À Bordeaux, les premières contaminations sont survenues au stade trois à quatre feuilles étalées, avec des symptômes visibles dès le stade 5-6 feuilles. « Début mai, nous avons eu des sorties très impressionnantes. Mais en juin, le temps très chaud et sec nous a aidés. Les viticulteurs en conventionnel ont maîtrisé la maladie avec les fongicides homologués. J'étais pessimiste pour les bios, mais ils ont renforcé les doses de cuivre et de soufre et renouvelé les traitements avant chaque pluie. Au final, les dégâts sont limités. Seules quelques parcelles subissent plus de 50 % de perte de récolte. Soit elles sont très humides, soit il y a eu de mauvaises applications », note Étienne Laveau, conseiller viticole bio à la chambre d'agriculture de Gironde. Et d'insister sur les mesures prophylactiques hivernales : « Il faut éliminer les rafles laissées par la machine à vendanger et les sarments. Si la parcelle n'est pas trop contaminée, on peut les broyer sur place. Sinon, il faur les brûler. »
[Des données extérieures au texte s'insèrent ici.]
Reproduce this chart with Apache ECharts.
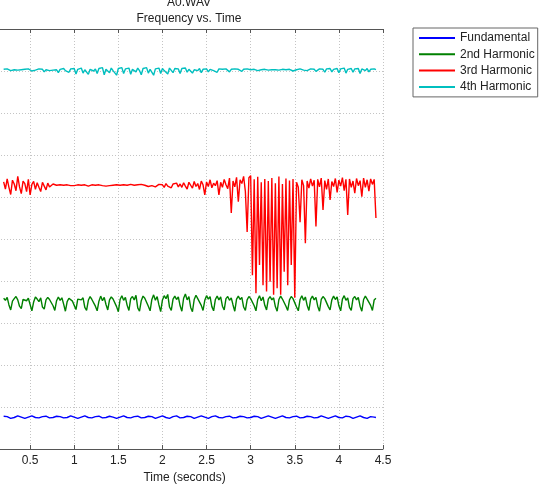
<!DOCTYPE html>
<html>
<head>
<meta charset="utf-8">
<script src="https://cdn.jsdelivr.net/npm/echarts@6/dist/echarts.min.js"></script>
<style>html,body{margin:0;padding:0;background:#fff;}#c{width:543px;height:487px;}</style>
</head>
<body>
<div id="c"></div>
<script>
// Sampling of the time axis (seconds)
var T0 = 0.2;
var DT = 0.02;

var seriesNames = ['Fundamental', '2nd Harmonic', '3rd Harmonic', '4th Harmonic'];
var xTicks = [0.5, 1, 1.5, 2, 2.5, 3, 3.5, 4, 4.5];

// Frequency (Hz), one value per time step
var fundamental = [
27.8,27.9,27.7,27.5,27.3,27.4,27.5,27.7,27.9,27.8,
27.6,27.4,27.3,27.5,27.6,27.8,27.9,27.7,27.5,27.3,
27.4,27.6,27.7,27.9,27.8,27.6,27.4,27.3,27.5,27.7,
27.8,27.9,27.7,27.5,27.4,27.3,27.5,27.7,27.9,27.8,
27.6,27.4,27.3,27.4,27.6,27.8,27.9,27.7,27.5,27.3,
27.4,27.5,27.7,27.9,27.8,27.6,27.4,27.3,27.5,27.7,
27.8,27.8,27.6,27.4,27.3,27.4,27.6,27.8,27.9,27.7,
27.5,27.3,27.4,27.6,27.7,27.9,27.8,27.6,27.4,27.3,
27.5,27.7,27.8,27.9,27.7,27.5,27.3,27.4,27.6,27.8,
27.9,27.7,27.5,27.4,27.3,27.5,27.7,27.8,27.9,27.6,
27.4,27.3,27.5,27.6,27.8,27.9,27.7,27.5,27.3,27.4,
27.6,27.8,27.9,27.8,27.6,27.4,27.3,27.5,27.7,27.8,
27.9,27.7,27.5,27.3,27.4,27.6,27.7,27.9,27.8,27.6,
27.4,27.3,27.5,27.6,27.8,27.9,27.7,27.5,27.4,27.3,
27.5,27.7,27.8,27.9,27.7,27.5,27.3,27.4,27.6,27.8,
27.9,27.8,27.6,27.4,27.3,27.4,27.6,27.8,27.9,27.7,
27.5,27.3,27.4,27.6,27.7,27.9,27.8,27.6,27.4,27.3,
27.5,27.7,27.8,27.9,27.7,27.5,27.4,27.3,27.5,27.7,
27.9,27.8,27.6,27.4,27.3,27.5,27.6,27.8,27.9,27.7,
27.5,27.3,27.4,27.6,27.8,27.9,27.7,27.5,27.3,27.4,
27.6,27.8,27.9,27.7,27.5,27.4,27.3,27.5,27.7,27.8,
27.6,27.5
];

var harmonic2 = [
55.9,55.4,56.1,54.3,53.1,55.2,55.8,56.3,55.5,54.0,
53.4,55.6,56.0,55.3,55.9,54.4,52.9,55.0,56.2,55.7,
55.1,56.0,53.8,53.3,55.5,56.1,55.6,55.9,54.1,53.0,
55.3,56.2,55.4,56.0,54.5,52.8,55.1,55.9,56.3,55.2,
54.2,53.2,55.7,56.1,55.5,56.0,53.7,53.0,55.4,56.3,
55.6,55.9,54.0,52.9,55.2,56.4,55.3,56.1,54.4,53.1,
55.5,56.2,55.7,56.0,53.9,52.7,55.6,56.5,55.4,56.1,
54.2,53.0,55.8,56.3,55.5,56.6,53.6,52.8,55.3,56.4,
55.9,56.2,54.0,52.9,55.6,56.7,55.4,56.3,54.3,52.7,
55.5,56.5,55.8,56.8,53.8,53.0,55.7,56.4,55.6,56.2,
54.1,52.8,55.9,56.9,55.5,56.3,53.7,52.7,55.6,56.6,
55.8,56.1,54.2,53.0,55.4,56.5,55.7,56.3,53.9,52.9,
55.6,56.4,55.5,56.2,54.0,53.1,55.8,56.3,55.4,56.0,
54.3,52.8,55.7,56.4,55.6,56.1,53.8,53.0,55.5,56.3,
55.8,56.0,54.1,52.9,55.6,56.5,55.3,56.2,54.2,53.1,
55.7,56.3,55.5,56.0,53.9,52.8,55.6,56.4,55.7,56.1,
54.0,53.0,55.5,56.3,55.8,56.0,53.8,52.9,55.6,56.5,
55.4,56.2,54.2,53.0,55.7,56.4,55.5,56.1,54.0,52.8,
55.6,56.3,55.8,56.0,53.9,53.1,55.5,56.4,55.6,56.2,
54.1,52.9,55.7,56.5,55.4,56.0,53.7,53.0,55.8,56.3,
55.5,56.1,54.0,52.8,55.6,56.4,55.7,56.0,54.2,53.0,
55.5,55.9
];

var harmonic3 = [
83.6,81.9,84.3,82.3,80.6,84.0,83.1,81.5,84.9,82.4,
80.8,83.8,83.2,81.3,84.2,80.5,83.0,83.7,81.8,83.4,
82.3,81.3,83.5,82.6,81.7,83.3,82.4,82.0,83.1,82.7,
82.8,82.6,82.9,82.7,82.8,82.6,82.9,82.8,82.7,82.9,
82.7,82.8,82.9,82.6,82.8,82.7,82.9,82.8,82.6,82.8,
82.9,82.7,82.8,82.6,82.9,82.8,82.7,82.9,82.6,82.8,
82.7,82.9,82.8,82.6,82.9,82.7,82.8,82.5,82.9,82.7,
82.8,82.6,83.0,82.7,82.8,82.5,82.9,82.7,83.0,82.6,
82.8,83.0,82.5,82.9,82.7,83.1,82.4,82.8,83.0,82.6,
82.9,82.3,83.2,82.6,83.0,82.2,83.1,82.7,83.3,82.4,
83.1,82.3,83.4,82.6,81.9,83.5,82.8,82.1,83.7,82.5,
83.2,81.8,83.8,82.9,80.5,83.6,82.5,84.1,82.2,83.3,
82.7,83.9,80.5,83.5,82.3,84.2,82.9,82.0,84.5,76.2,
83.8,82.4,84.7,78.9,84.1,83.2,84.9,81.3,71.7,84.6,
85.1,61.4,84.2,57.1,84.8,63.8,83.5,59.0,84.3,57.5,
83.8,59.8,84.5,56.7,83.3,58.3,84.9,56.7,83.1,62.2,
84.4,59.0,83.9,63.8,84.3,56.0,83.5,82.3,74.0,84.1,
82.7,69.0,83.8,82.1,84.3,82.6,84.0,73.0,84.2,82.4,
84.5,76.9,83.9,81.8,84.3,79.3,83.7,82.5,84.4,81.1,
84.0,82.6,84.6,81.5,84.2,75.7,84.3,82.3,83.8,80.9,
84.4,82.7,83.9,80.1,84.5,82.3,84.1,81.4,84.3,83.0,
84.2,75.0
];

var harmonic4 = [
110.4,110.2,110.5,110.3,110.1,110.4,110.3,110.5,110.2,110.4,
110.3,110.1,110.4,110.2,110.5,110.3,110.0,110.4,110.2,110.3,
110.5,110.2,110.4,109.8,110.3,110.5,110.1,110.4,110.2,110.6,
110.3,109.6,110.4,110.2,110.6,110.1,110.4,109.7,110.5,110.2,
110.6,109.3,110.4,110.2,110.7,109.5,110.3,110.6,109.2,110.4,
110.7,110.0,110.5,109.4,110.6,110.2,110.8,109.1,110.4,110.6,
109.6,110.7,110.1,110.5,109.0,110.6,110.3,110.8,109.4,110.5,
110.2,110.7,109.2,110.4,110.6,109.8,110.7,110.1,109.1,110.6,
110.3,110.8,109.5,110.4,110.6,109.0,110.5,110.2,110.7,109.4,
110.6,110.1,110.5,109.3,110.7,110.3,109.6,110.6,110.2,110.5,
109.4,110.6,110.2,110.7,109.7,110.4,110.6,109.5,110.3,110.5,
110.1,110.6,109.6,110.4,110.2,110.5,109.8,110.4,110.6,110.1,
110.4,109.7,110.5,110.2,110.4,110.0,110.5,110.3,109.8,110.4,
110.2,110.5,110.1,110.4,110.3,109.9,110.4,110.2,110.5,110.3,
110.3,110.2,110.4,110.3,110.1,110.4,110.3,110.2,110.4,110.3,
110.2,110.4,110.3,110.1,110.3,110.4,110.2,110.3,110.4,110.2,
110.3,110.2,110.4,110.3,110.0,110.4,110.3,110.2,110.5,110.3,
110.2,110.4,110.1,110.3,110.5,110.2,110.4,109.9,110.3,110.5,
110.1,110.4,109.7,110.5,110.2,110.6,109.8,110.4,110.2,110.6,
109.6,110.5,110.3,110.7,109.5,110.4,110.2,110.6,109.7,110.5,
110.2,110.6,109.4,110.5,110.3,110.1,110.6,109.8,110.4,110.2,
110.5,110.3
];

var colors = ['#0000ff', '#008000', '#ff0000', '#00bfbf'];

function pairs(arr) {
  return arr.map(function (v, i) { return [+(T0 + i * DT).toFixed(2), v]; });
}

var allData = [fundamental, harmonic2, harmonic3, harmonic4];
var FONT = 'Liberation Sans, Arial, sans-serif';

var chart = echarts.init(document.getElementById('c'), null, {renderer: 'canvas'});
chart.setOption({
  animation: false,
  backgroundColor: '#ffffff',
  title: [
    {text: 'A0.WAV', left: 184, top: -8, textAlign: 'center',
     textStyle: {fontSize: 12, fontWeight: 'normal', color: '#222', fontFamily: FONT}},
    {text: 'Frequency vs. Time', left: 184, top: 8, textAlign: 'center',
     textStyle: {fontSize: 12, fontWeight: 'normal', color: '#222', fontFamily: FONT}}
  ],
  legend: {
    orient: 'vertical',
    left: 413, top: 28,
    padding: [3, 3, 3, 6],
    itemGap: 2.3,
    itemWidth: 36, itemHeight: 2,
    icon: 'rect',
    borderColor: '#666', borderWidth: 1,
    backgroundColor: '#fff',
    textStyle: {fontSize: 12, color: '#222', fontFamily: FONT, lineHeight: 14, padding: [0, 0, 0, 0]},
    data: seriesNames
  },
  grid: {left: -14, right: 160, top: 29, bottom: 38, containLabel: false, outerBoundsMode: 'none'},
  xAxis: [
    {type: 'value', position: 'bottom', min: 0, max: 4.5, interval: 0.5,
     name: 'Time (seconds)', nameLocation: 'middle', nameGap: 20,
     nameTextStyle: {fontSize: 12, color: '#222', fontFamily: FONT},
     axisLine: {show: true, lineStyle: {color: '#555', width: 1}},
     axisTick: {show: true, inside: true, length: 4, lineStyle: {color: '#555'}},
     axisLabel: {fontSize: 12, color: '#222', fontFamily: FONT, margin: 6,
       formatter: function (v) { return xTicks.indexOf(v) >= 0 ? String(v) : ''; }},
     splitLine: {show: true, lineStyle: {color: '#c4c4c4', type: [1, 2], width: 1}}},
    {type: 'value', position: 'top', min: 0, max: 4.5, interval: 0.5,
     axisLine: {show: true, lineStyle: {color: '#555', width: 1}},
     axisTick: {show: true, inside: true, length: 4, lineStyle: {color: '#555'}},
     axisLabel: {show: false}, splitLine: {show: false}}
  ],
  yAxis: [
    {type: 'value', position: 'left', min: 20, max: 120, interval: 10,
     axisLine: {show: false}, axisTick: {show: false}, axisLabel: {show: false},
     splitLine: {show: true, lineStyle: {color: '#c4c4c4', type: [1, 2], width: 1}}},
    {type: 'value', position: 'right', min: 20, max: 120, interval: 10,
     axisLine: {show: true, lineStyle: {color: '#555', width: 1}},
     axisTick: {show: true, inside: true, length: 4, lineStyle: {color: '#555'}},
     axisLabel: {show: false}, splitLine: {show: false}}
  ],
  series: seriesNames.map(function (name, k) {
    return {
      name: name, type: 'line', xAxisIndex: 0, yAxisIndex: 0,
      data: pairs(allData[k]),
      showSymbol: false, symbol: 'none',
      lineStyle: {color: colors[k], width: 1.4},
      itemStyle: {color: colors[k]},
      z: 2 + k
    };
  })
});
</script>
</body>
</html>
Un parasite trop mal connu

Alexandre Roux a été surpris de la méconnaissance du black-rot de la part des organismes techniques. En juin, confronté à des attaques « j'ai essayé de m'informer. Mais je suis resté sur ma faim, déplore ce vigneron bio basé à Entrechaux, dans le Vaucluse. Pourquoi le black-rot revient-il sur le devant de la scène ? Comment le combattre ? Je n'ai pas eu de réponses. Du coup, j'ai envoyé des mails tous azimuts pour alerter les techniciens ». Marlène Matignon, du Civam Bio du Gard, le confirme : « Fin juin, nous recevions tous les jours des appels de viticulteurs qui voulaient savoir comment lutter et s'ils pouvaient obtenir une dérogation pour utiliser des produits non homologués en bio. » Elle n'a pu répondre qu'à la seconde question : impossible d'obtenir des dérogations. En ce qui concerne les méthodes de lutte et de l'efficacité des fongicides autorisés en bio : aucune certitude. Des traités et certains conseillers parlent de l'effet freinant du cuivre. Pour d'autres, le soufre serait plus efficace, ce qui concorderait avec les observations des vignerons que nous avons interrogés. Enfin, selon des travaux récents, il vaudrait mieux miser sur des mélanges de cuivre et de soufre. Face à cette situation, le Civam Bio du Gard a organisé une réunion fin juillet avec tous ses partenaires (Sud Vin bio, Coop de France LR, Vif, chambre d'agriculture) pour réfléchir aux actions à mettre en place. À l'issue de cette réunion, les professionnels du Languedoc-Roussillon ont également écrit au préfet de région pour solliciter des fonds spécifiques afin de financer la mise en place d'essais. Sans succès à ce jour.